When a girl dropped a box of crayons and her tablemates immediately jumped up to help, Woo-Adams jumped on the chance to make a point. “See? Look, that’s compassion; you guys do it all the time.” She told the class, “It doesn’t matter how old you are, everyone is capable.”
The ring of Woo-Adams’ bell cut through the shrill chatter in her classroom on the morning of “Children’s Day.” Wearing matching white t-shirts, the kids wriggled with excitement in their seats as their teacher sped through the rules and reminders, anxious to see the man they’d heard so much about. But when the Dalai Lama finally spoke, they couldn’t connect. “It was way over their heads; it was boring,” Woo-Adams said. “They were sitting way up, far away from him. They should have let kids onstage and had them sit around the Dalai Lama and ask him questions. Then even the kids who couldn’t be onstage could watch people their age.”

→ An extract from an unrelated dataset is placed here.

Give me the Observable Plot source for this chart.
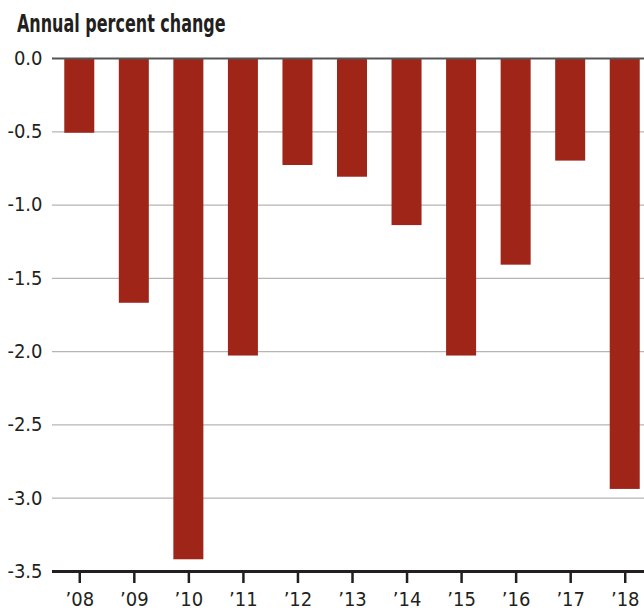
<!DOCTYPE html>
<html>
<head>
<meta charset="utf-8">
<script src="https://cdn.jsdelivr.net/npm/d3@7"></script>
<script src="https://cdn.jsdelivr.net/npm/@observablehq/plot@0.6"></script>
<style>
  html, body { margin: 0; padding: 0; background: #fff; overflow: hidden; }
  #title {
    height: 40px;
    font-family: "Liberation Sans Narrow", "DejaVu Sans Condensed", "Roboto Condensed", sans-serif;
    font-weight: bold;
    font-size: 24px;
    color: #231f20;
    padding-left: 17px;
    line-height: 48px;
    white-space: nowrap;
  }
  #title span { display: inline-block; transform: scaleX(0.74); transform-origin: 0 50%; }
  #chart svg { display: block; }
</style>
</head>
<body>
<div id="title"><span>Annual percent change</span></div>
<div id="chart"></div>
<script>
const years = ["’08", "’09", "’10", "’11", "’12", "’13", "’14", "’15", "’16", "’17", "’18"];
const values = [-0.51, -1.67, -3.42, -2.03, -0.73, -0.81, -1.14, -2.03, -1.41, -0.70, -2.94];
const yTicks = [0, -0.5, -1.0, -1.5, -2.0, -2.5, -3.0, -3.5];

const data = years.map((y, i) => ({year: y, value: values[i]}));
const font = '"Liberation Sans Narrow", "DejaVu Sans Condensed", sans-serif';

const chart = Plot.plot({
  width: 644,
  height: 569,
  marginLeft: 52,
  marginRight: 0,
  marginTop: 18,
  marginBottom: 38,
  style: {fontFamily: font, fontSize: "20px", color: "#231f20", background: "#fff", overflow: "visible"},
  x: {type: "band", domain: years, range: [52, 652], round: false, paddingInner: 0.45, paddingOuter: 0.225, axis: null},
  y: {domain: [-3.5, 0], axis: null},
  marks: [
    Plot.ruleY(yTicks.filter(d => d !== 0 && d !== -3.5), {stroke: "#b5b5b5", strokeWidth: 1.2}),
    Plot.barY(data, {x: "year", y: "value", fill: "#9e2518"}),
    Plot.ruleY([0], {stroke: "#555", strokeWidth: 2}),
    Plot.ruleY([-3.5], {stroke: "#231f20", strokeWidth: 3}),
    Plot.axisY(yTicks, {
      tickSize: 0, tickPadding: 10, tickFormat: d => d.toFixed(1),
      fontSize: 20, fill: "#231f20", label: null
    }),
    Plot.axisX(years, {
      tickSize: 12, tickPadding: 8, stroke: "#231f20", strokeWidth: 2.5,
      fontSize: 20, fill: "#231f20", label: null
    })
  ]
});
document.getElementById("chart").appendChild(chart);
</script>
</body>
</html>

For two Guatemalan middle-school girls named Daisy and Holly, this made all the difference. As part of a cultural parade from Bridges to Understanding, the girls carried a scarf, woven and embroidered by the mothers of their village, to the Dalai Lama. “It was amazing to be in his presence,” Holly said. “It was like the rest of the stadium dropped away.”
Geist says that human interaction was what was missing from Seeds, and what made it fall short of expectations. She found more in the smaller workshops that surrounded Seeds’ big events. “The inter-group dialogue is where it got very personal,” she said. “This is where people began to see other people as humans they could be, this is where the sparks you go out and use later come from.”
For students who could not make it to the little workshops, the massive events were not enough. When they did not get the message at an important event it caused many students to doubt themselves. “Maybe we need to be older,” freshman Brianna Ross said, frowning. “Maybe we’ll look back when we’re older and are making decisions and use it then.”
With this attitude, many students are giving up on understanding the basic messages. “It’s over,” said another freshman, Marcel Davis, “And no one has said ‘Dalai Lama’ in this school since.”
This is what worries Pascucci. “The Dalai Lama isn’t saying he’s going to make the change for us. He’s giving us ideas on how to live our lives, and after that it’s up to each individual person.”
To hear the Dalai Lama’s message, kids had to be prepped with background and supported with follow-up. “Just to take the metaphor way too far,” Geist joked, “a seed in the sand is not going to grow. Hopefully the international students will take back what they learned,” Geist said. As for the American students, “It’s really important that teachers don’t let it drop.” It’s going to be up to them to use the message on a personal level.
The next morning, cheerful chatter filled the room as Woo-Adams tried to get her class under control. She rang her bell three times, “I’m going to start class,” she called. “Come on guys, show me some compassion.”